A Visual Positioning System for Indoor Blind Navigation

This paper presents a visual positioning system (VPS) for real-time pose estimation of a robotic navigation aid (RNA) for assistive navigation. The core of the VPS is a new method called depth-enhanced visual-inertial odometry (DVIO) that uses an RGB-D camera and an inertial measurement unit (IMU) to estimate the RNA's pose. The DVIO method extracts the geometric feature (the floor plane) from the camera's depth data and integrates its measurement residuals with that of the visual features and the inertial data in a graph optimization framework for pose estimation. A new measure based on the Sampson error is introduced to describe the measurement residuals of the near-range visual features with a known depth and that of the far-range visual features whose depths are unknown. The measure allows for the incorporation of both types of visual features into graph optimization.
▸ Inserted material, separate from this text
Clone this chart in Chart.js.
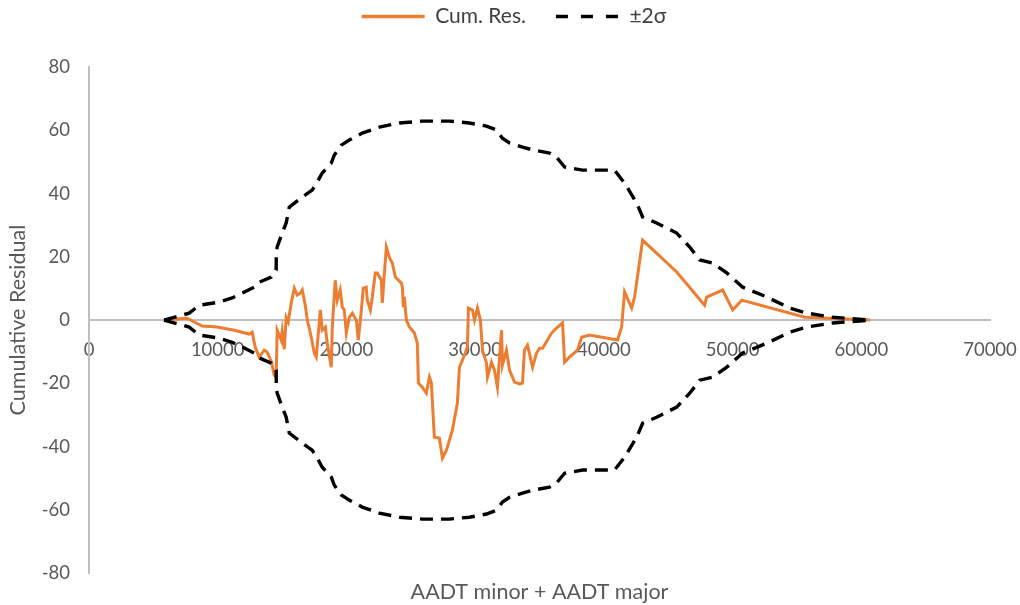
<!DOCTYPE html>
<html>
<head>
<meta charset="utf-8">
<script src="https://cdn.jsdelivr.net/npm/chart.js@4/dist/chart.umd.min.js"></script>
<style>
  html, body { margin: 0; padding: 0; background: #ffffff; }
  #wrap { width: 1020px; height: 605px; }
</style>
</head>
<body>
<div id="wrap"><canvas id="c" width="1020" height="605"></canvas></div>
<script>
// Cumulative residual (CURE) plot against total entering traffic
const aadt = [
  5830, 7620, 8790, 9960, 11280, 12440, 12680, 12910, 13220, 13610,
  13840, 14160, 14390, 14540, 14620, 14930, 15010, 15170, 15320, 15480,
  15710, 15950, 16180, 16410, 16570, 16800, 16960, 17270, 17500, 17660,
  17970, 18120, 18360, 18510, 18820, 18900, 19130, 19290, 19520, 19680,
  19830, 19990, 20220, 20460, 20770, 20920, 21160, 21310, 21540, 21620,
  21860, 22010, 22240, 22400, 22710, 22790, 22950, 23100, 23330, 23570,
  23800, 24270, 24350, 24420, 24500, 24660, 24890, 25280, 25510, 25590,
  25900, 26210, 26450, 26600, 26830, 27220, 27460, 27770, 28230, 28620,
  28780, 29170, 29400, 29480, 29790, 29950, 30180, 30410, 30570, 30880,
  30960, 31270, 31500, 31730, 32050, 32120, 32430, 32670, 33060, 33450,
  33680, 33830, 34070, 34460, 34770, 35000, 35240, 35620, 35940, 36320,
  36790, 36950, 37330, 37950, 38270, 38890, 41070, 41380, 41610, 42160,
  42390, 43010, 45660, 47830, 47990, 49230, 50010, 50710, 55610, 60670
];
const cumRes = [
  0, 0.6, -1.9, -2.2, -3.2, -4.4, -3.8, -8.5, -11.7, -9.5,
  -10.1, -13, -17.4, -18, -3.2, -6.3, -3.5, -9.2, 0.9, -0.6,
  5.4, 10.1, 7.9, 8.5, 9.5, 4.7, 0, -5.4, -10.4, -11.7,
  3.2, -3.2, -2.2, -7.3, -14.9, -2.2, 12.6, 6.3, 9.5, 4.1,
  3.2, -4.1, 0.9, 2.2, 0, -6.3, 3.2, 10.1, 10.4, 6.3,
  3.2, 7.3, 14.9, 14.9, 12.6, 5.4, 14.9, 23.1, 19.9, 18,
  13.6, 11.7, 10.4, 4.1, 7.3, 0, -2.2, -4.1, -7.3, -19.9,
  -21.2, -23.1, -18, -19.9, -37, -37.3, -43.6, -41.1, -34.8, -26.2,
  -14.9, -11.1, -8.5, 3.8, 3.2, 0, 3.8, 0, -9.5, -13.6,
  -18, -13.3, -15.8, -21.2, -3.2, -14.2, -9.5, -15.8, -19.6, -20.2,
  -19.9, -9.5, -7.9, -14.9, -10.4, -8.9, -8.9, -6.3, -4.1, -2.5,
  -0.9, -13.3, -11.7, -9.5, -5.4, -4.7, -6.3, -2.2, 8.9, 3.8,
  7.3, 25.3, 15.2, 4.7, 7.3, 9.5, 3.2, 6.3, 0.9, 0
];

// Two-sigma limits of the cumulative residuals
const sigmaAadt = [
  5830, 7780, 8560, 10110, 11120, 11900, 12830, 13070, 14160, 14540,
  14550, 14620, 15010, 15320, 15560, 16570, 17340, 17730, 18120, 18820,
  19060, 19600, 20220, 21230, 22560, 24110, 25900, 28000, 29560, 30880,
  31660, 32120, 32670, 33680, 34460, 35780, 36320, 36950, 38350, 40830,
  41610, 41850, 42550, 43010, 44100, 45660, 46670, 47450, 48460, 49550,
  50790, 52660, 54450, 55770, 57790, 60670
];
const upper2s = [
  0, 2.2, 4.7, 5.7, 7, 8.5, 10.4, 11.7, 13.6, 15.8,
  21.2, 23.1, 27.5, 30.7, 35.7, 38.9, 41.1, 43.6, 46.5, 49.6,
  52.2, 55.3, 56.9, 59.1, 61, 62.3, 62.9, 62.9, 62.3, 61.3,
  60.1, 57.5, 56, 54.7, 53.8, 52.8, 51.5, 48.4, 47.4, 47.4,
  43.3, 41.7, 37, 32.6, 30.7, 27.5, 23.1, 19, 18, 14.9,
  10.4, 7.3, 3.8, 2.2, 0.9, 0
];
const lower2s = [
  0, -2.2, -4.7, -5.7, -7, -8.5, -10.4, -11.7, -13.6, -15.8,
  -21.2, -23.1, -27.5, -30.7, -35.7, -38.9, -41.1, -43.6, -46.5, -49.6,
  -52.2, -55.3, -56.9, -59.1, -61, -62.3, -62.9, -62.9, -62.3, -61.3,
  -60.1, -57.5, -56, -54.7, -53.8, -52.8, -51.5, -48.4, -47.4, -47.4,
  -43.3, -41.7, -37, -32.6, -30.7, -27.5, -23.1, -19, -18, -14.9,
  -10.4, -7.3, -3.8, -2.2, -0.9, 0
];

const seriesNames = ['Cum. Res.', '±2σ'];
const xTitle = 'AADT minor + AADT major';
const yTitle = 'Cumulative Residual';

const pairs = (xs, ys) => xs.map((x, i) => ({ x: x, y: ys[i] }));

const FONT = 'Lato, "Open Sans", "DejaVu Sans", sans-serif';
const ORANGE = '#ED7D31';
const TICK = '#595959';
const AXIS = '#BFBFBF';
const PLOT_TOP = 67;       // top edge of the plotting area
const TOP_SHIFT = -24;     // pulls the legend row up towards the canvas edge
const LEGEND_CENTER = 514; // horizontal centre of the legend row

// Fixes the legend block height so the plot starts at PLOT_TOP,
// and re-centres the legend row after layout
const legendPlace = {
  id: 'legendPlace',
  beforeInit(chart) {
    const lg = chart.legend;
    const fit = lg.fit;
    lg.fit = function () {
      fit.call(this);
      this.height = PLOT_TOP - TOP_SHIFT;
    };
  },
  afterLayout(chart) {
    const lg = chart.legend;
    const shift = LEGEND_CENTER - (lg.left + lg.right) / 2;
    lg.left += shift;
    lg.right += shift;
  }
};

new Chart(document.getElementById('c'), {
  type: 'line',
  plugins: [legendPlace],
  data: {
    datasets: [
      {
        label: seriesNames[0],
        data: pairs(aadt, cumRes),
        borderColor: ORANGE,
        backgroundColor: ORANGE,
        borderWidth: 3,
        pointRadius: 0,
        tension: 0,
        order: 3
      },
      {
        label: seriesNames[1],
        data: pairs(sigmaAadt, upper2s),
        borderColor: '#000000',
        backgroundColor: '#000000',
        borderWidth: 3.4,
        borderDash: [13, 8],
        pointRadius: 0,
        tension: 0,
        order: 1
      },
      {
        label: seriesNames[1] + ' lower',
        data: pairs(sigmaAadt, lower2s),
        borderColor: '#000000',
        backgroundColor: '#000000',
        borderWidth: 3.4,
        borderDash: [13, 8],
        pointRadius: 0,
        tension: 0,
        order: 2
      }
    ]
  },
  options: {
    responsive: false,
    animation: false,
    layout: { padding: { top: TOP_SHIFT, right: 30, bottom: 0, left: 0 } },
    plugins: {
      tooltip: { enabled: false },
      legend: {
        position: 'top',
        align: 'center',
        labels: {
          usePointStyle: true,
          pointStyle: 'line',
          pointStyleWidth: 63,
          boxHeight: 21,
          padding: 30,
          color: '#404040',
          font: { family: FONT, size: 21 },
          generateLabels(chart) {
            const items = Chart.defaults.plugins.legend.labels.generateLabels(chart)
              .filter(it => it.datasetIndex < 2)
              .sort((a, b) => a.datasetIndex - b.datasetIndex);
            items.forEach(it => {
              it.pointStyle = 'line';
              if (it.datasetIndex === 1) { it.lineDash = [12, 13]; it.lineWidth = 3.6; }
              else { it.lineWidth = 3.4; }
            });
            return items;
          }
        }
      }
    },
    scales: {
      x: {
        type: 'linear',
        position: { y: 0 },
        min: 0,
        max: 70000,
        grid: { display: false, drawTicks: false },
        border: { display: true, color: AXIS, width: 2 },
        ticks: {
          stepSize: 10000,
          color: TICK,
          padding: 19,
          maxRotation: 0,
          autoSkip: false,
          font: { family: FONT, size: 18.5 },
          callback: v => String(v)
        },
        afterFit: s => { s.paddingLeft = 0; s.paddingRight = 0; }
      },
      xt: {
        type: 'linear',
        axis: 'x',
        position: 'bottom',
        min: 0,
        max: 70000,
        grid: { display: false, drawTicks: false },
        border: { display: false },
        ticks: { display: false },
        title: {
          display: true,
          text: xTitle,
          color: TICK,
          padding: { top: 6, bottom: 0 },
          font: { family: FONT, size: 21.5 }
        },
        afterFit: s => { s.paddingLeft = 0; s.paddingRight = 0; }
      },
      y: {
        type: 'linear',
        position: 'left',
        min: -80,
        max: 80,
        grid: { display: false, drawTicks: false },
        border: { display: true, color: AXIS, width: 2 },
        ticks: {
          stepSize: 20,
          color: TICK,
          padding: 19,
          font: { family: FONT, size: 18.5 }
        },
        title: {
          display: true,
          text: yTitle,
          color: TICK,
          padding: { top: 5, bottom: 0 },
          font: { family: FONT, size: 21.5 }
        },
        afterFit: s => { s.width = 89; }
      }
    }
  }
});
</script>
</body>
</html>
The use of the geometric feature and the Sampson error improves pose estimation accuracy and precision. The DVIO method is paired with a particle filter localization (PFL) method to locate the RNA in a 2D floor plan and the information is used to guide a visually impaired person. The PFL reduces the RNA's position and heading error by aligning the camera's depth data with the floor plan map. Together, the DVIO and the PFL allow for accurate pose estimation for wayfinding and 3D mapping for obstacle avoidance. Experimental results demonstrate the usefulness of the RNA in assistive navigation in indoor spaces.